The father of one was told last April he would see his HB cut because he lives alone in a three-bedroom house.
The under-occupancy penalty saw the tenant lose £21.43 week, but he successfully argued that one of his bedrooms was used on a part-time basis by his young son.
The tribunal’s decision means the tenant’s HB will be cut by only 14% (£12 per week), and he should receive a rebate for lost payments dating back to April 2013, when the bedroom tax came in.
The tenant sought advice from the financial and social inclusion team at his landlord, Isos Housing, who helped him appeal the decision.
The tenant told Isos he hopes other parents in his position will be encouraged by his successful appeal and will challenge any deductions made from their HB.

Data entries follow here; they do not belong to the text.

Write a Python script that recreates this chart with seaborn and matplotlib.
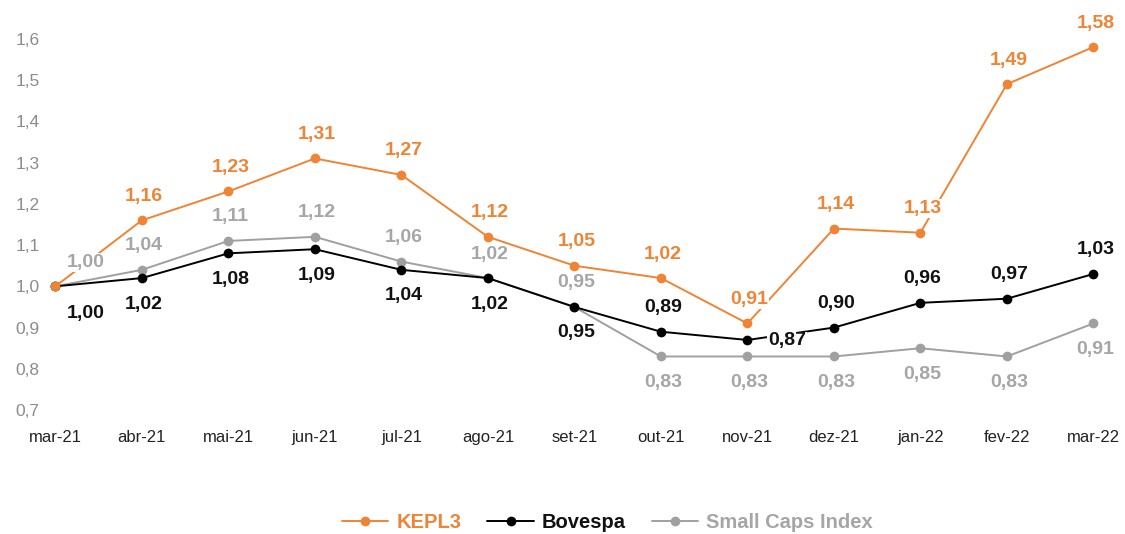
import pandas as pd
import matplotlib.pyplot as plt
import seaborn as sns
from matplotlib.lines import Line2D

# Dados
meses = ['mar-21', 'abr-21', 'mai-21', 'jun-21', 'jul-21', 'ago-21', 'set-21',
         'out-21', 'nov-21', 'dez-21', 'jan-22', 'fev-22', 'mar-22']
kepl3 = [1.00, 1.16, 1.23, 1.31, 1.27, 1.12, 1.05, 1.02, 0.91, 1.14, 1.13, 1.49, 1.58]
bovespa = [1.00, 1.02, 1.08, 1.09, 1.04, 1.02, 0.95, 0.89, 0.87, 0.90, 0.96, 0.97, 1.03]
small_caps = [1.00, 1.04, 1.11, 1.12, 1.06, 1.02, 0.95, 0.83, 0.83, 0.83, 0.85, 0.83, 0.91]
series = ['KEPL3', 'Bovespa', 'Small Caps Index']
y_ticks = [0.7, 0.8, 0.9, 1.0, 1.1, 1.2, 1.3, 1.4, 1.5, 1.6]

# posição dos rótulos de cada ponto
pos_kepl3 = [None, 'a', 'a', 'a', 'a', 'a', 'a', 'a', 'a', 'a', 'a', 'a', 'a']
pos_bovespa = ['br', 'b', 'b', 'b', 'b', 'b', 'b', 'a', 'r', 'a', 'a', 'a', 'a']
pos_small = ['ar', 'a', 'a', 'a', 'a', 'a', 'a', 'b', 'b', 'b', 'b', 'b', 'b']

cores = {'KEPL3': '#EE8434', 'Bovespa': '#000000', 'Small Caps Index': '#A0A0A0'}
cores_texto = {'KEPL3': '#EE8434', 'Bovespa': '#111111', 'Small Caps Index': '#A6A6A6'}

df = pd.DataFrame({'x': list(range(len(meses))) * 3,
                   'valor': kepl3 + bovespa + small_caps,
                   'serie': [s for s in series for _ in meses]})

sns.set_style('white')
plt.rcParams['font.family'] = ['Liberation Sans', 'DejaVu Sans']

fig = plt.figure(figsize=(11.25, 5.34), dpi=100)
ax = fig.add_axes([0.04, 0.232, 0.945, 0.734])

# desenhar cinza primeiro, laranja por cima
for s, z in [('Small Caps Index', 2), ('Bovespa', 3), ('KEPL3', 4)]:
    sns.lineplot(data=df[df['serie'] == s], x='x', y='valor', color=cores[s],
                 marker='o', markersize=7, markeredgewidth=0, linewidth=1.4,
                 ax=ax, zorder=z, legend=False)

offsets = {'a': (2, 24), 'b': (2, -26), 'r': (40, -1), 'ar': (30, 24), 'br': (30, -27)}
for s, vals, poss in [('KEPL3', kepl3, pos_kepl3), ('Bovespa', bovespa, pos_bovespa),
                      ('Small Caps Index', small_caps, pos_small)]:
    for i, (v, p) in enumerate(zip(vals, poss)):
        if p is None:
            continue
        ax.annotate(f'{v:.2f}'.replace('.', ','), (i, v), xytext=offsets[p],
                    textcoords='offset pixels', ha='center', va='center',
                    fontsize=14, fontweight='bold', color=cores_texto[s], zorder=10,
                    bbox=dict(boxstyle='square,pad=0.05', fc='white', ec='none'))

ax.set_xlim(-0.12, 12.17)
ax.set_ylim(0.7, 1.65)
ax.set_xticks(range(len(meses)))
ax.set_xticklabels(meses, fontsize=12, color='#222222')
ax.set_yticks(y_ticks)
ax.set_yticklabels([f'{t:.1f}'.replace('.', ',') for t in y_ticks],
                   fontsize=12.5, color='#8C8C8C')
ax.tick_params(axis='both', length=0)
ax.tick_params(axis='x', pad=14)
ax.tick_params(axis='y', pad=4)
ax.set_xlabel('')
ax.set_ylabel('')
sns.despine(ax=ax, left=True, bottom=True)

handles = [Line2D([], [], color=cores[s], marker='o', markersize=7,
                  markeredgewidth=0, linewidth=1.4) for s in series]
leg = fig.legend(handles, series, loc='center', bbox_to_anchor=(0.54, 0.022),
                 ncol=3, frameon=False, prop={'size': 14.5, 'weight': 'bold'},
                 handlelength=2.3, columnspacing=1.3, handletextpad=0.4)
for txt, s in zip(leg.get_texts(), series):
    txt.set_color(cores_texto[s])

fig.savefig('out.png', dpi=100)
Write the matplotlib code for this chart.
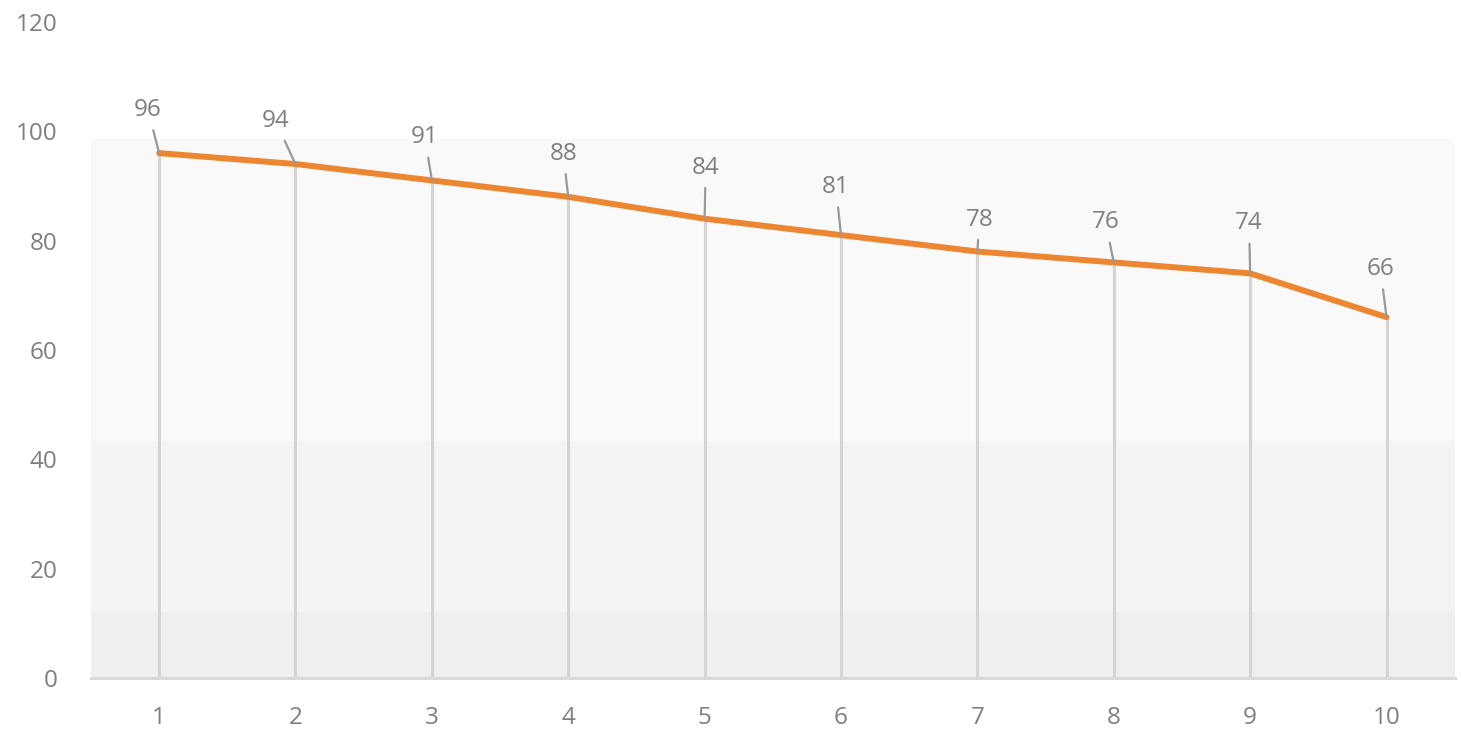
import matplotlib.pyplot as plt

x = [1, 2, 3, 4, 5, 6, 7, 8, 9, 10]
values = [96, 94, 91, 88, 84, 81, 78, 76, 74, 66]
# label offsets in pixels (dx, dy) relative to each point
label_dx = [-11, -20, -7, -5, 1, -5, 2, -8, -1, -6]
label_dy = [31, 31, 31, 31, 39, 36, 20, 28, 38, 36]
bands = [(0, 12, '#efefef'), (12, 43.4, '#f4f4f4'), (43.4, 98.6, '#f9f9f9')]

plt.rcParams['font.family'] = ['Open Sans', 'DejaVu Sans']
fig = plt.figure(figsize=(14.62, 7.29), dpi=100)
ax = fig.add_axes([0.0622, 0.070, 0.9328, 0.900])

for lo, hi, c in bands:
    ax.axhspan(lo, hi, color=c, lw=0, zorder=0)

ax.vlines(x, 0, values, colors='#d4d4d4', lw=2.2, zorder=1)
ax.plot(x, values, color='#ed8631', lw=4.3, solid_capstyle='round', zorder=3)

for xi, v, dx, dy in zip(x, values, label_dx, label_dy):
    ax.annotate(str(v), (xi, v), xytext=(dx, dy), textcoords='offset pixels',
                ha='center', va='bottom', fontsize=17.5, color='#7f7f7f',
                arrowprops=dict(arrowstyle='-', color='#999999', lw=1.6,
                                shrinkA=4, shrinkB=0), zorder=4)

ax.set_xlim(0.5, 10.5)
ax.set_ylim(0, 120)
ax.set_xticks(x)
ax.set_yticks(range(0, 121, 20))
ax.tick_params(length=0, labelsize=17.5, labelcolor='#7f7f7f', pad=20)
ax.tick_params(axis='y', pad=24)
for s in ['top', 'right', 'left']:
    ax.spines[s].set_visible(False)
ax.spines['bottom'].set_color('#d9d9d9')
ax.spines['bottom'].set_linewidth(2.2)
ax.spines['bottom'].set_zorder(2)
ax.set_facecolor('white')

fig.savefig('out.png', dpi=100)
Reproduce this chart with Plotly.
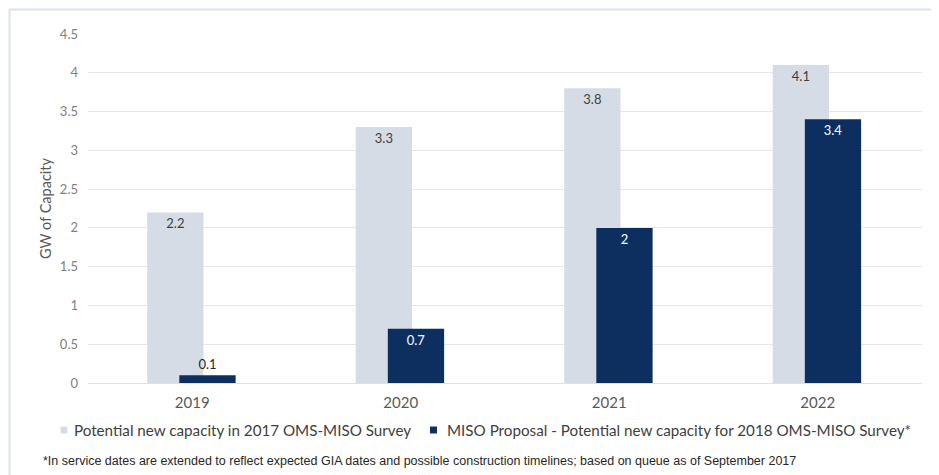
import plotly.graph_objects as go

years = ["2019", "2020", "2021", "2022"]
survey_2017 = [2.2, 3.3, 3.8, 4.1]
miso_proposal = [0.1, 0.7, 2, 3.4]
y_ticks = [0, 0.5, 1, 1.5, 2, 2.5, 3, 3.5, 4, 4.5]
y_tick_text = ["0", "0.5", "1", "1.5", "2", "2.5", "3", "3.5", "4", "4.5"]
name_2017 = "Potential new capacity in 2017 OMS-MISO Survey"
name_prop = "MISO Proposal - Potential new capacity for 2018 OMS-MISO Survey*"
footnote = ("*In service dates are extended to reflect expected GIA dates and possible "
            "construction timelines; based on queue as of September 2017")

LIGHT = "#d6dce6"
DARK = "#0c2f5f"
OFF = 8  # page body margin offset
W, H = 939 - OFF, 475 - OFF
ML, MR, MT, MB = 88 - OFF, 17, 34 - OFF, 92
pw = W - ML - MR
ph = H - MT - MB


def px_x(x):
    # x given in screenshot pixels
    return (x - OFF - ML) / pw


def px_y(y):
    return (H - MB - (y - OFF)) / ph


fig = go.Figure()
fig.add_trace(go.Bar(
    x=years, y=survey_2017, name=name_2017,
    marker=dict(color=LIGHT, line=dict(width=0)),
    width=0.27, offset=-0.216,
    text=[str(v) for v in survey_2017], textposition="inside",
    insidetextanchor="end",
    textfont=dict(family="Lato, Arial", size=13, color="#404040"),
    hoverinfo="skip", showlegend=False,
))
fig.add_trace(go.Bar(
    x=years, y=miso_proposal, name=name_prop,
    marker=dict(color=DARK, line=dict(width=0)),
    width=0.27, offset=-0.062,
    text=[str(v) for v in miso_proposal],
    textposition=["outside" if v < 0.3 else "inside" for v in miso_proposal],
    insidetextanchor="end",
    insidetextfont=dict(family="Lato, Arial", size=13, color="white"),
    outsidetextfont=dict(family="Lato, Arial", size=13, color="#262626"),
    cliponaxis=False,
    hoverinfo="skip", showlegend=False,
))

legend_items = [
    (name_2017, LIGHT, 64, 72),
    (name_prop, DARK, 433.5, 445),
]
LEG_Y = 430
shapes = [dict(
    type="rect", xref="paper", yref="paper",
    x0=px_x(9.5), x1=1.2,
    y0=-0.5, y1=px_y(9.5),
    line=dict(color="#dce3ee", width=2),
    layer="below",
)]
annotations = []
for label, color, sq_cx, tx in legend_items:
    shapes.append(dict(
        type="rect", xref="paper", yref="paper",
        x0=px_x(sq_cx - 3.5), x1=px_x(sq_cx + 3.5),
        y0=px_y(LEG_Y + 3.5), y1=px_y(LEG_Y - 3.5),
        fillcolor=color, line=dict(width=0),
    ))
    annotations.append(dict(
        text=label, xref="paper", yref="paper",
        x=px_x(tx), y=px_y(LEG_Y), xanchor="left", yanchor="middle",
        showarrow=False,
        font=dict(family="Lato, Arial", size=15.2, color="#404040"),
    ))

annotations.append(dict(
    text=footnote, xref="paper", yref="paper",
    x=px_x(41), y=px_y(461),
    xanchor="left", yanchor="middle", showarrow=False,
    font=dict(family="Liberation Sans Narrow, Arial Narrow, Liberation Sans, Arial",
              size=12.5, color="#262626"),
))

fig.update_layout(
    width=W, height=H,
    margin=dict(l=ML, r=MR, t=MT, b=MB, autoexpand=False),
    barmode="overlay",
    plot_bgcolor="white", paper_bgcolor="white",
    font=dict(family="Lato, Arial", color="#595959"),
    showlegend=False,
    xaxis=dict(
        type="category", range=[-0.5, 3.5], automargin=False,
        showgrid=False, showline=False, zeroline=False,
        tickfont=dict(family="Lato, Arial", size=15, color="#595959"),
        ticks="", ticklen=0, ticklabelstandoff=9,
    ),
    yaxis=dict(
        range=[0, 4.5], tickvals=y_ticks, ticktext=y_tick_text,
        automargin=False,
        showgrid=True, gridcolor="#e6e6e6", gridwidth=1,
        zeroline=True, zerolinecolor="#e0e0e0", zerolinewidth=1,
        showline=False, ticks="", ticklen=0, ticklabelstandoff=9,
        tickfont=dict(family="Lato, Arial", size=13, color="#7f7f7f"),
        title=dict(text="GW of Capacity",
                   font=dict(family="Lato, Arial", size=14.5, color="#595959"),
                   standoff=4),
    ),
    annotations=annotations,
    shapes=shapes,
)

fig.write_html("out.html")
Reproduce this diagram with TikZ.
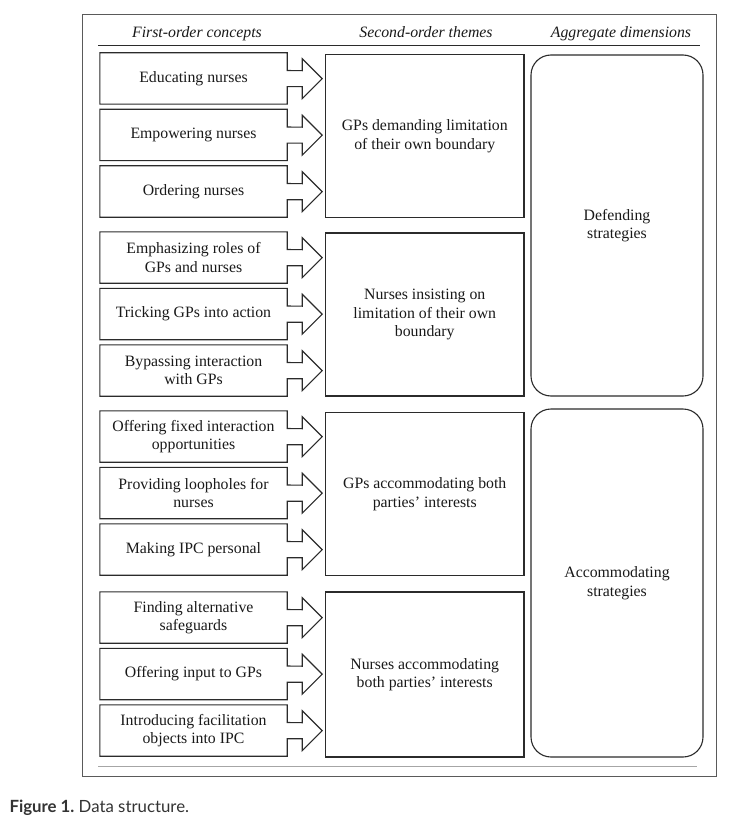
\documentclass[tikz,border=0pt]{standalone}
\usepackage{fontspec}
\setmainfont{Liberation Serif}
\newfontfamily\capfont{Lato}
\usepackage{tikz}

\definecolor{linec}{HTML}{2B2B2B}
\definecolor{framec}{HTML}{5A5A5A}

\tikzset{
	concept/.style={minimum width=187pt, minimum height=51pt, inner sep=0pt, align=center},
	theme/.style={draw=linec, line width=1.1pt, minimum width=198.5pt, minimum height=163pt, inner sep=0pt, align=center},
	dimension/.style={draw=linec, line width=1.1pt, rounded corners=20pt, minimum width=172pt, inner sep=0pt, align=center},
	heading/.style={anchor=base, font=\fontsize{15.8}{18.5}\selectfont\itshape},
	outline/.style={draw=linec, line width=1.1pt},
}

\begin{document}
\begin{tikzpicture}[x=1pt, y=-1pt, font=\fontsize{15.8}{18.5}\selectfont, text=black!90]
		\useasboundingbox (0,0) rectangle (731,821);
		\draw [framec, line width=0.9pt] (82,14) rectangle (716,776);
		\draw [linec, line width=1pt] (98,46) -- (700,46);
		\draw [gray!70, line width=1pt] (98,766) -- (697,766);

		% headings
		\node [heading] (h1) at (197,38) {First-order concepts};
		\node [heading] (h2) at (426,38) {Second-order themes};
		\node [heading] (h3) at (621,38) {Aggregate dimensions};

		% first-order concepts
		\node [concept] (edu) at (193.5,78.5) {Educating nurses};
		\node [concept] (emp) at (193.5,135) {Empowering nurses};
		\node [concept] (ord) at (193.5,191.5) {Ordering nurses};
		\node [concept] (emph) at (193.5,257.5) {Emphasizing roles of\\GPs and nurses};
		\node [concept] (trick) at (193.5,314) {Tricking GPs into action};
		\node [concept] (bypass) at (193.5,370.5) {Bypassing interaction\\with GPs};
		\node [concept] (fixed) at (193.5,436.5) {Offering fixed interaction\\opportunities};
		\node [concept] (loop) at (193.5,493) {Providing loopholes for\\nurses};
		\node [concept] (pers) at (193.5,549.5) {Making IPC personal};
		\node [concept] (alt) at (193.5,617.5) {Finding alternative\\safeguards};
		\node [concept] (input) at (193.5,674) {Offering input to GPs};
		\node [concept] (obj) at (193.5,730.5) {Introducing facilitation\\objects into IPC};

		\foreach \n in {edu,emp,ord,emph,trick,bypass,fixed,loop,pers,alt,input,obj}
			\draw [outline] (\n.east) ++(0,-8) |- (\n.north west) |- (\n.south east)
				-- ++(0,-17.5) -- ++(15,0) -- ++(0,12) -- ++(20,-20) -- ++(-20,-20) -- ++(0,12) -- cycle;

		% second-order themes
		\node [theme] (gpdemand) at (424.75,136) {GPs demanding limitation\\of their own boundary};
		\node [theme] (nurseinsist) at (424.75,314.5) {Nurses insisting on\\limitation of their own\\boundary};
		\node [theme] (gpaccom) at (424.75,494) {GPs accommodating both\\parties’ interests};
		\node [theme, minimum height=165pt] (nurseaccom) at (424.75,674.5) {Nurses accommodating\\both parties’ interests};

		% aggregate dimensions
		\node [dimension, minimum height=341pt] (defend) at (617,225.5) {Defending\\strategies};
		\node [dimension, minimum height=348pt] (accom) at (617,583) {Accommodating\\strategies};

		\node [anchor=west, font=\capfont\fontsize{16.8}{19}\selectfont, text=black!80] (cap) at (6,808) {\textbf{Figure 1.}\ Data structure.};
	\end{tikzpicture}
\end{document}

The tribunal ruled that the Human Rights Act must be taken into account, in particular Article 8 on the right to family life, and this must apply to the tenant, his ex-wife and their son.
They were said to have both individual and collective rights to a family life.
The tribunal specified the importance of the tenant’s child having his own room at both his parents’ homes. It said if the original decision stood, this would represent “a serious interference with each one’s (father’s, mother’s, child’s) right to family life”.
Jon Twelves, Isos' assistant director of customers and communities, said: “Our tenant’s case could be very significant, as it appears the tribunal has recognised the need for his son to have his own room in the tenant’s home, noting how often he stays there – even without a court ruling specifying the access arrangements.
“We have worked hard to support all Isos tenants affected by under occupation. We contacted every affected household to offer them advice – and have supported several tenants to appeal against decisions made.”
While a first tier tribunal decision is not binding on other tribunals, Isos expects Northumberland County Council to consider the decision when assessing other claims for HB.
The social landlord, which provides over 12,400 homes across the North East, does not yet know yet whether the DWP will choose to appeal against the tribunal’s decision.
Should an appeal of the decision be heard in an upper tier tribunal, it would establish case law for HB claimants across the country.